Microsoft has complained that the EU wrongly withheld documents it needed to challenge the 2004 ruling at the EU's second-highest court in late April. It alleges that EU officials and Microsoft rivals may have influenced a report from an independent monitor that criticized the company's efforts to follow the order.
Thomas Vinje, a lawyer for an industry group of Microsoft rivals -- the European Committee for Interoperable Systems -- insisted Microsoft was still not complying with an EU order to share technical information with its rivals.
"There is no compliance yet and it is about time there was compliance," he said before addressing the hearing.
He said the technical manual Microsoft gave EU regulators was "absolutely clearly not good enough." "Everybody who's looked at it other than Microsoft and paid witnesses has said it's not good enough."

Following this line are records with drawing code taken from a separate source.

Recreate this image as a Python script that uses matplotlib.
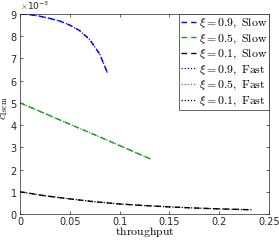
import matplotlib.pyplot as plt
from matplotlib.ticker import ScalarFormatter

plt.rcParams['mathtext.fontset'] = 'cm'
plt.rcParams['font.size'] = 7

# data (y in absolute units)
x_09 = [0, 0.01, 0.02, 0.03, 0.04, 0.05, 0.06, 0.07, 0.08, 0.088]
y_09 = [0.0090, 0.00897, 0.00890, 0.00880, 0.00868, 0.00850, 0.00825, 0.00785, 0.00720, 0.00633]
x_05 = [0, 0.02, 0.04, 0.06, 0.08, 0.10, 0.12, 0.132]
y_05 = [0.0050, 0.00462, 0.00423, 0.00385, 0.00347, 0.00308, 0.00269, 0.00246]
x_01 = [0, 0.025, 0.05, 0.075, 0.10, 0.125, 0.15, 0.175, 0.20, 0.2326]
y_01 = [0.0010, 0.00082, 0.00068, 0.00055, 0.00045, 0.00038, 0.00032, 0.00027, 0.00023, 0.00019]

xis = ['0.9', '0.5', '0.1']
colors = ['#0000ff', '#1a9a1a', '#000000']
series = [(x_09, y_09), (x_05, y_05), (x_01, y_01)]

fig = plt.figure(figsize=(2.79, 2.40), dpi=100)
ax = fig.add_axes([20/279, 26/240, 249/279, 200/240])

# slow (dashed)
for xi, c, (x, y) in zip(xis, colors, series):
    ax.plot(x, y, '--', color=c, lw=1.0, dashes=(4, 3),
            label=r'$\xi = %s,\ \mathrm{Slow}$' % xi)
# fast (dotted)
for xi, c, (x, y) in zip(xis, colors, series):
    ax.plot(x, y, ':', color=c, lw=0.9, dashes=(1, 1.5),
            label=r'$\xi = %s,\ \mathrm{Fast}$' % xi)

ax.set_xlim(0, 0.25)
ax.set_ylim(0, 0.009)
ax.set_xticks([0, 0.05, 0.1, 0.15, 0.2, 0.25])
ax.set_xticklabels(['0', '0.05', '0.1', '0.15', '0.2', '0.25'])
fmt = ScalarFormatter(useMathText=True)
fmt.set_powerlimits((-2, 2))
ax.yaxis.set_major_formatter(fmt)
ax.yaxis.get_offset_text().set_fontsize(6.5)
ax.tick_params(direction='in', top=True, right=True, length=2.5, width=0.5,
               colors='#262626', labelsize=7, pad=2)
for s in ax.spines.values():
    s.set_color('#262626')
    s.set_linewidth(0.5)

ax.set_xlabel(r'$\mathrm{throughput}$', fontsize=8.5, labelpad=-1)
ax.set_ylabel(r'$c_{\mathrm{1scm}}$', fontsize=8, labelpad=0)
ax.yaxis.set_label_coords(-0.04, 0.53)

leg = ax.legend(loc='upper right', fontsize=8.5, borderaxespad=0, handlelength=1.3,
                handletextpad=0.25, labelspacing=0.12, borderpad=0.15, fancybox=False,
                framealpha=1)
leg.get_frame().set_edgecolor('#262626')
leg.get_frame().set_linewidth(0.5)

fig.savefig('out.png', dpi=100)
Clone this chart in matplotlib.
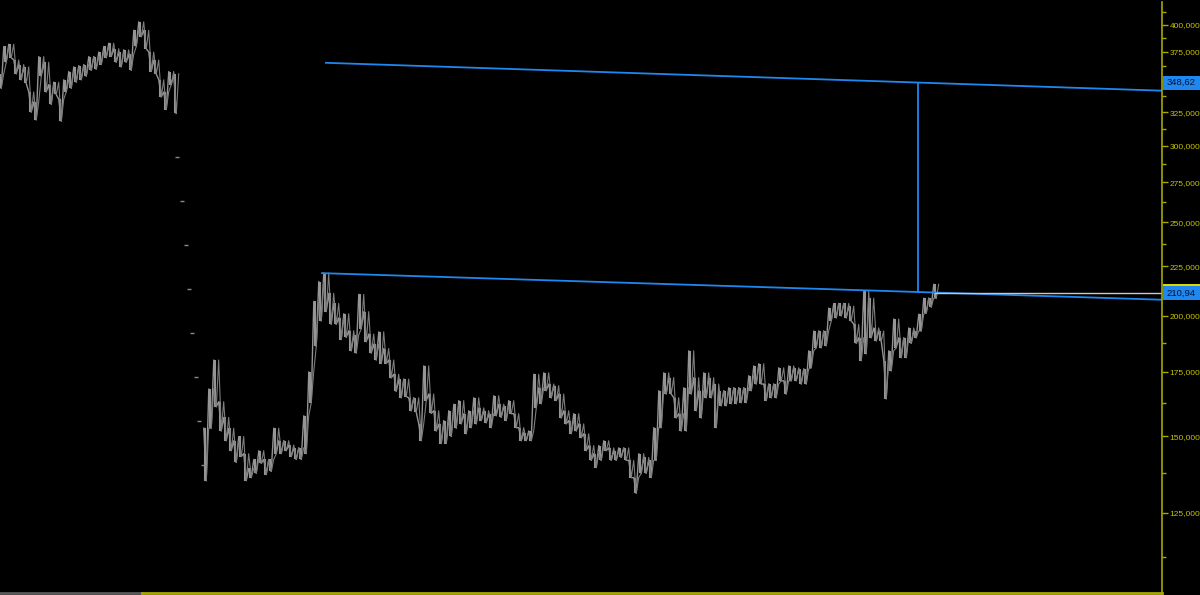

The EU has rejected Microsoft's claims that regulators had not been clear and consistent about what they were looking for. The EU said it has clearly spelled out Microsoft's obligations in the original 302-page antitrust order.
Microsoft told the hearing Thursday the technical manual that an independent monitor branded "unusable" met industry standards. Six technology companies testified that they were using the manual to create software compatible with Microsoft's products. It named four of them as EMC Corp., StarBak Communications Inc., Tandberg Television Ltd. and Network Appliances.
The EU Commission maintains that many companies had said the information Microsoft provided was not suitable.